The annual meeting of the American Urological Association (AUA) not only presents the newest therapies coming out but showcases the latest in how treatments are being used in the real world, said Stephen Freedland, MD, of Cedars Sinai.
The latest therapies for prostate cancer and how treatments are being used in the real world are on display at the annual meeting of the American Urological Association (AUA), said Stephen Freedland, MD, director of the Center for Integrated Research in Cancer and Lifestyle at Cedars Sinai.
Freedland also provided a preview of 2 of his presentations. The first highlighted the findings of the phase 3 EMBARK trial, which evaluated patients’ prostate-specific antigen (PSA) to guide the decision to stop treatment or reinitiate it. The second discusses treatment sequencing and survival of localized or locally advanced prostate cancer in the real world.
Transcript
What are you looking forward to at this year's AUA meeting?

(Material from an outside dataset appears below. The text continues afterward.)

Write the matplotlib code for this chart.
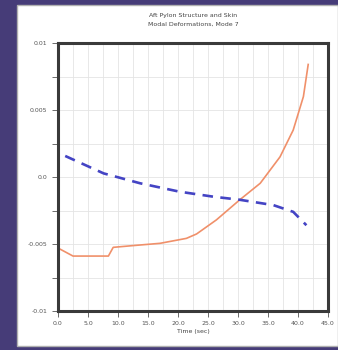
import matplotlib
matplotlib.use("Agg")
import matplotlib.pyplot as plt
from matplotlib.patches import Rectangle
from matplotlib.ticker import MultipleLocator, FormatStrFormatter

# Strain histories for mode 7
t_structure = [0.0, 2.5, 8.4, 9.2, 13.0, 17.0, 21.4, 23.1, 26.4, 30.3, 33.7, 37.0, 39.2, 40.9, 41.7]
structure = [-0.0053, -0.0059, -0.0059, -0.00525, -0.0051, -0.00495, -0.00458, -0.00425, -0.0032,
             -0.0017, -0.00047, 0.0015, 0.0035, 0.006, 0.0084]

t_skin = [1.2, 7.6, 13.7, 20.3, 25.9, 30.3, 35.9, 39.2, 41.4]
skin = [0.00157, 0.00027, -0.00047, -0.0011, -0.00147, -0.0017, -0.0021, -0.0026, -0.0036]

x_ticks = [0, 5, 10, 15, 20, 25, 30, 35, 40, 45]
y_ticks = [-0.01, -0.005, 0.0, 0.005, 0.01]
y_labels = ["-0.01", "-0.005", "0.0", "0.005", "0.01"]

fig = plt.figure(figsize=(3.38, 3.5), dpi=100)
fig.patch.set_facecolor("#463c78")
fig.patches.append(Rectangle((17 / 338, 4 / 350), 1 - 17 / 338, 1 - 9 / 350,
                             transform=fig.transFigure, facecolor="white",
                             edgecolor="#b0b0b0", linewidth=1.0, zorder=-5))

ax = fig.add_axes([58 / 338, 1 - 311 / 350, 270 / 338, 268 / 350])
ax.set_zorder(2)
ax.plot(t_structure, structure, color="#f0906a", linewidth=1.2)
ax.plot(t_skin, skin, color="#4444c4", linewidth=1.9, linestyle=(0, (4, 2.8)))

ax.set_xlim(0, 45)
ax.set_ylim(-0.01, 0.01)
ax.set_xticks(x_ticks)
ax.xaxis.set_major_formatter(FormatStrFormatter("%.1f"))
ax.set_yticks(y_ticks)
ax.set_yticklabels(y_labels)
ax.xaxis.set_minor_locator(MultipleLocator(2.5))
ax.yaxis.set_minor_locator(MultipleLocator(0.0025))
ax.grid(True, which="both", color="#e4e4e4", linestyle="-", linewidth=0.6)
ax.tick_params(axis="both", which="major", labelsize=4.5, colors="#555555", length=4, width=0.6)
ax.tick_params(axis="y", which="minor", length=4, width=0.6, color="#555555")
ax.tick_params(axis="x", which="minor", length=0)
for s in ax.spines.values():
    s.set_linewidth(2.2)
    s.set_color("#3a3a3a")

ax.set_xlabel("Time (sec)", fontsize=4.5, color="#444444", labelpad=2)
fig.text(193 / 338, 1 - 15 / 350, "Aft Pylon Structure and Skin", ha="center", va="center",
         fontsize=4.5, color="#444444", zorder=3)
fig.text(193 / 338, 1 - 24 / 350, "Modal Deformations, Mode 7", ha="center", va="center",
         fontsize=4.5, color="#444444", zorder=3)

fig.savefig("out.png", dpi=100, facecolor=fig.get_facecolor())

AUA is kind of our central meeting in urology, certainly in the US. So, it's always a great opportunity to see colleagues, connect with people again, and kind of see what the latest is going on. There have been a lot of advances—I specialize in prostate cancer and new therapies have come out. And I'm always curious to know how they're actually being used in the real world, which is something we see at this meeting—kind of the latest updates of what's actually happening in the real world. I'm excited to see that.
Can you provide a high-level overview of the EMBARK findings you will be presenting regarding the use of prostate-specific antigen as a guide for suspending reinitiating treatment in patients with high-risk biochemically recurrent prostate cancer?
As a high-level overview, EMBARK was a phase 3 global randomized trial of enzalutamide [and leuprolide] combination, enzalutamide alone, vs ADT [androgen deprivation therapy] alone for patients with high-risk biochemical recurrence. One of the unique criteria about it was patients got 9 months of treatment, and if they had a good PSA response, then they're able to stop treatment. That's just the study design.
We know a lot of patients did get that treatment suspension, more so on the enzalutamide arms, but the question is: we checked PSA at week 36 to determine whether you could get a treatment suspension, but the question is, could you do it even earlier? And the short answer is that the PSA responses tend to be pretty robust, pretty quickly. That's kind of a high-level take home.
Is PSA being used to guide treatment decisions in the real-world or is this just being studied in trials, like minimal residual disease?
I think residual PSA can, in some ways, be thought of as minimal residual disease. And I think more and more, the question is: we've given it [the disease] some aggressive treatment, and you get a really, really good response—the PSA is nice and low—can I stop the treatment or not? And EMBARK was specifically designed to stop treatment if you got a good response at 36 weeks. It seems to work; we don't know that that's necessarily the best time to do it. We don't know whether you should do it multiple times. There's a lot of questions that come out of it. Could you have done this even shorter than 36 weeks? What happens if you'd waited longer? So that's where I think we need to start to see how this is used in the real world, but a lot of people are making treatment decisions based upon PSA and PSA responses. So, it is being used in the real world.
What can attendees expect to walk away with from your presentation on real-world treatment sequence and survival in localized or locally advanced prostate cancer?
In this study, we looked at claims or medical records on a huge number of people between the two—over 100,000 people with prostate cancer—and basically saw what happened in them over time. What percent get biochemical recurrence, what [percent] die without progressing, what percent go on to get metastatic disease, and it really is just helping us understand the disease state of prostate cancer better.